Having gone a century as an unintentional time capsule, the booth was a tiny museum, with its antique projectors in place and reels for film littering the floor; elsewhere in the grand old building, we found and will preserve what may be one of the first spotlights in New Orleans.

And your creative friends at DEVENEY honored the history of our new location by using theatre nomenclature for the new office, naming the guest lounge at the entrance by the ticket booth the “Green Room,” team kitchen, and break room “Concessions,” the main conference room “Marquee,” the open workspace “orchestra” with hot desk options, second floor in front of the projection booth is the “Loge,” and “Stage Left,” “Wing I” and “Wing II” offer hot office options on the second floor. The four residential apartments behind the office are the “Stage Door, Residences at the Fine Arts Theatre.”

Part of the marketing agency’s culture and history is restoring deteriorated historic property (starting in the Garden District 25 years ago, then the Faubourg Marigny, then Magazine Street) and contributing to the economic strength of its neighborhood. DEVENEY is proud to contribute to the incredible renaissance of the Baronne Commercial District in the Milan neighborhood of New Orleans.

DEVENEY anchors the development two blocks off St. Charles Avenue and three blocks downtown from Napoleon Avenue. The other commercial tenants are also fantastic: Zee’s Pizzeria (homemade pies made fresh daily with a thin, crispy charred crust that words do not do justice) and Lucy Boone Ice Cream (local small-batch ice cream created from scratch using local ingredients). And Sol Cura (a luxurious one-stop shop, salon, and spa) rounds out our anchor, the Baronne Street economic renaissance, at the corner of Constantinople and Baronne. Are you ready to visit?

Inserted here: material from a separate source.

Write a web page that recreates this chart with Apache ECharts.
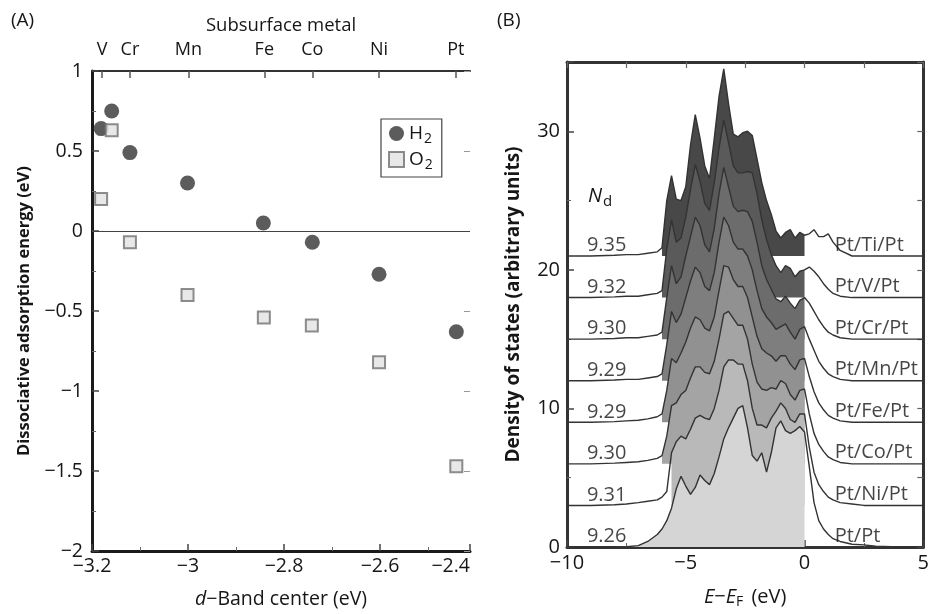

DEVENEY selected the architecture group CICADA to help bring this historic center back to life. In a beautiful stroke of kismet, DEVENEY partnered with Urban Properties (the real estate leader that purchased DEVENEY’s Magazine Street restoration for its corporate headquarters) as its leasing agent.

“Being able to breathe new life into this building and bring it back into commerce in a thoughtful way has been one of the most enjoyable challenges we’ve worked on to date,” said CICADA Partner James Catalano. “We wanted to honor this historic structure by keeping its original theater spirit and adding new design elements and spaces that work for the modern user. Our team is proud to be a part of the larger revitalization of this Baronne Street corridor by reviving this historic neighborhood gem.”